As we have seen, this engendering was not conditioal on the gender of the player, but today the oboe can no longer be thought of as a fragile being dominated by a masculine artist. Professional oboe playing, formerly an exclusively male prerogative, was opened up to women in teh early twentieth century, and this has influenced the personal of the oboe. In 1917 the first woman oboist was admited to the Paris Conservatoire. Odette Rey - daughter of an oboist, was the only woman admitted by Georges Gillet at the Paris Conservatoire. (accepted by Gillet! who wrote like the Bible of oboe studies....)
dot. dot. dot.
Leon Goossens believed that 'the oboe was very much the lady of the orchestra'.....
....and similar rhetoric often appeared in the reviews of his playing: ' We think of the oboe among instruments as the "Lass with the Delicate Air" (more like squeeezed through hardly a hole sort of air!).
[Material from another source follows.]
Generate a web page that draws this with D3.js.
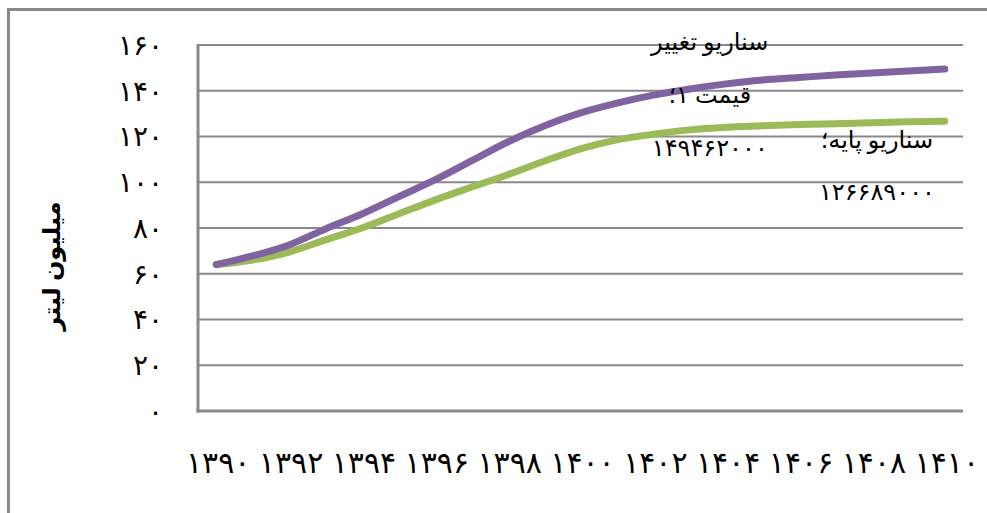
<!DOCTYPE html>
<html><head><meta charset="utf-8">
<script src="https://cdn.jsdelivr.net/npm/d3@7"></script>
<style>
html,body{margin:0;padding:0;background:#fff;}
svg{display:block;}
text{font-family:"Liberation Serif","DejaVu Serif","DejaVu Sans",serif;}
</style></head>
<body>
<svg id="chart" width="987" height="513"></svg>
<script>
const categories = ["۱۳۹۰","۱۳۹۱","۱۳۹۲","۱۳۹۳","۱۳۹۴","۱۳۹۵","۱۳۹۶","۱۳۹۷","۱۳۹۸","۱۳۹۹","۱۴۰۰","۱۴۰۱","۱۴۰۲","۱۴۰۳","۱۴۰۴","۱۴۰۵","۱۴۰۶","۱۴۰۷","۱۴۰۸","۱۴۰۹","۱۴۱۰"];
const xTickLabels = ["۱۳۹۰","۱۳۹۲","۱۳۹۴","۱۳۹۶","۱۳۹۸","۱۴۰۰","۱۴۰۲","۱۴۰۴","۱۴۰۶","۱۴۰۸","۱۴۱۰"];
const priceChange = [64.0,67.8,72.6,79.6,86.1,93.6,101.0,109.3,117.6,124.6,130.3,134.6,138.1,140.8,143.0,144.7,145.8,146.9,147.8,148.6,149.462];
const baseline    = [64.0,66.0,69.5,74.8,80.0,86.1,92.2,97.8,103.3,109.2,114.6,118.5,121.0,122.9,124.0,124.7,125.2,125.6,126.0,126.4,126.689];
const yTicks = [0,20,40,60,80,100,120,140,160];
const yTickLabels = ["۰","۲۰","۴۰","۶۰","۸۰","۱۰۰","۱۲۰","۱۴۰","۱۶۰"];
const yTitle = "میلیون لیتر";
const labelPrice = ["سناریو تغییر","قیمت ۱؛","۱۴۹۴۶۲۰۰۰"];
const labelBase = ["سناریو پایه؛","۱۲۶۶۸۹۰۰۰"];

const svg = d3.select("#chart");
const grid = "#898989";

svg.append("path").attr("d","M8.5,513 L8.5,9.5 L987,9.5")
  .attr("fill","none").attr("stroke",grid).attr("stroke-width",3);

const x = d3.scalePoint().domain(categories).range([198,963]).padding(0.5);
const y = d3.scaleLinear().domain([0,160]).range([411,45]);

svg.append("g").selectAll("line").data(yTicks.filter(d=>d>0)).join("line")
  .attr("x1",198).attr("x2",963).attr("y1",d=>y(d)).attr("y2",d=>y(d))
  .attr("stroke",grid).attr("stroke-width",2.2);

svg.append("line").attr("x1",198).attr("x2",198).attr("y1",y(160)-1).attr("y2",y(0)+1.5)
  .attr("stroke",grid).attr("stroke-width",3);
svg.append("line").attr("x1",196.5).attr("x2",963).attr("y1",y(0)).attr("y2",y(0))
  .attr("stroke",grid).attr("stroke-width",3);

svg.append("g").selectAll("text").data(yTicks).join("text")
  .attr("x",163).attr("y",d=>y(d)).attr("dy","0.35em")
  .attr("text-anchor","end").attr("font-size",28).attr("fill","#000")
  .text((d,i)=>yTickLabels[i]);

svg.append("g").selectAll("text").data(xTickLabels).join("text")
  .attr("x",d=>x(d)+2).attr("y",462).attr("dy","0.35em")
  .attr("text-anchor","middle").attr("font-size",30).attr("letter-spacing",2).attr("fill","#000")
  .text(d=>d);

svg.append("text").attr("transform","translate(52,266) rotate(-90)")
  .attr("text-anchor","middle").attr("dy","0.35em")
  .attr("font-size",24).attr("font-weight","bold").text(yTitle);

const line = d3.line().x((d,i)=>x(categories[i])).y(d=>y(d)).curve(d3.curveMonotoneX);
svg.append("path").datum(baseline).attr("d",line)
  .attr("fill","none").attr("stroke","#9BBB59").attr("stroke-width",7).attr("stroke-linecap","round");
svg.append("path").datum(priceChange).attr("d",line)
  .attr("fill","none").attr("stroke","#8064A2").attr("stroke-width",7).attr("stroke-linecap","round");

const lp = svg.append("g").attr("font-size",24).attr("text-anchor","middle").attr("direction","rtl");
labelPrice.forEach((t,i)=>{
  lp.append("text").attr("x",x(categories[13])+20).attr("y",50+i*53).text(t);
});
labelBase.forEach((t,i)=>{
  lp.append("text").attr("x",x(categories[18])+5).attr("y",148+i*52).text(t);
});
</script>
</body></html>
She did not step out of her character, to be sure - she could not be other than herself - yet there was a scope of performance in the hands or at the lips of Leon Goossens which presented a new vista of tonal possibilities.'
and here's a wee interview...
(hmm i'm giving quite a lecture aren't i?)
Nora Post: One of the most fascinating things you've said is that you feel the oboe is a lady.
Leon Goossens: Yes.
NP: And I fee that it's definitely a man!
LG: Well, I suppose it depends upon your inclination....You noticce the oboe is used on TV and on the radio whenever it's something that is very romantic.
NP: Well, why does romanticism have to be something with women?
LG: Well, from the man's point of view, of course it is.
NP: So you think the oboe is a woman because you're a man, and I think it's a man because I'm a woman!....That's the only answer
Evelyn Rothwell: Do you think that it can take on the characterist of both?
LG: An androgynous oboe? I don't know!
(okay that is definitely squiggly squaggly wiffly waffly....what! gender issues man! it's like now the oboe's got this sexuality identity crisis! -- enough said! -- we have enough to worry about! i mean those reeeds....)
continue...
'Young ladies' might have been able to show their worth on the oboe, but in teh orchestras they still had a battle to fight. It was alleged that they wre uuited to the strain of long rehearsals and strenuous performances and that they distracted their male co-workers. (okay here they actually had a footnote reference, so this is not just some stooopid dooofus crap for opinions' sake - apparently!) The following statement attributed to Sir Thomas Beecham is as chauvinistic as it is pompous:
I do not like, and never will, the association of men and women in orchestras and other instrumental combinations...My spirits is torn all the time between a natural inclination to let myself go and the depressing thought that I must behave like a gentleman. I have been unable to avoid noticing that the presence of a half dozen good-looking women in the orchestra is a distinctly distracting factor. As a member of the orchestra once said to me, 'If she is attractive, I can't play with her; if she is not, then I won't.'
OOOOHHHKAY!
by this point i was so laughing off my chair i am in absolutely no mood suitable to write an intelligent and 'unbiased' bloody piece of crap of an essay.
*inhale good air*
*exhale crap air*
so what on earth was going on in that brain of his when he said "A NATURAL INCLINATION TO LET MYSELF GO?"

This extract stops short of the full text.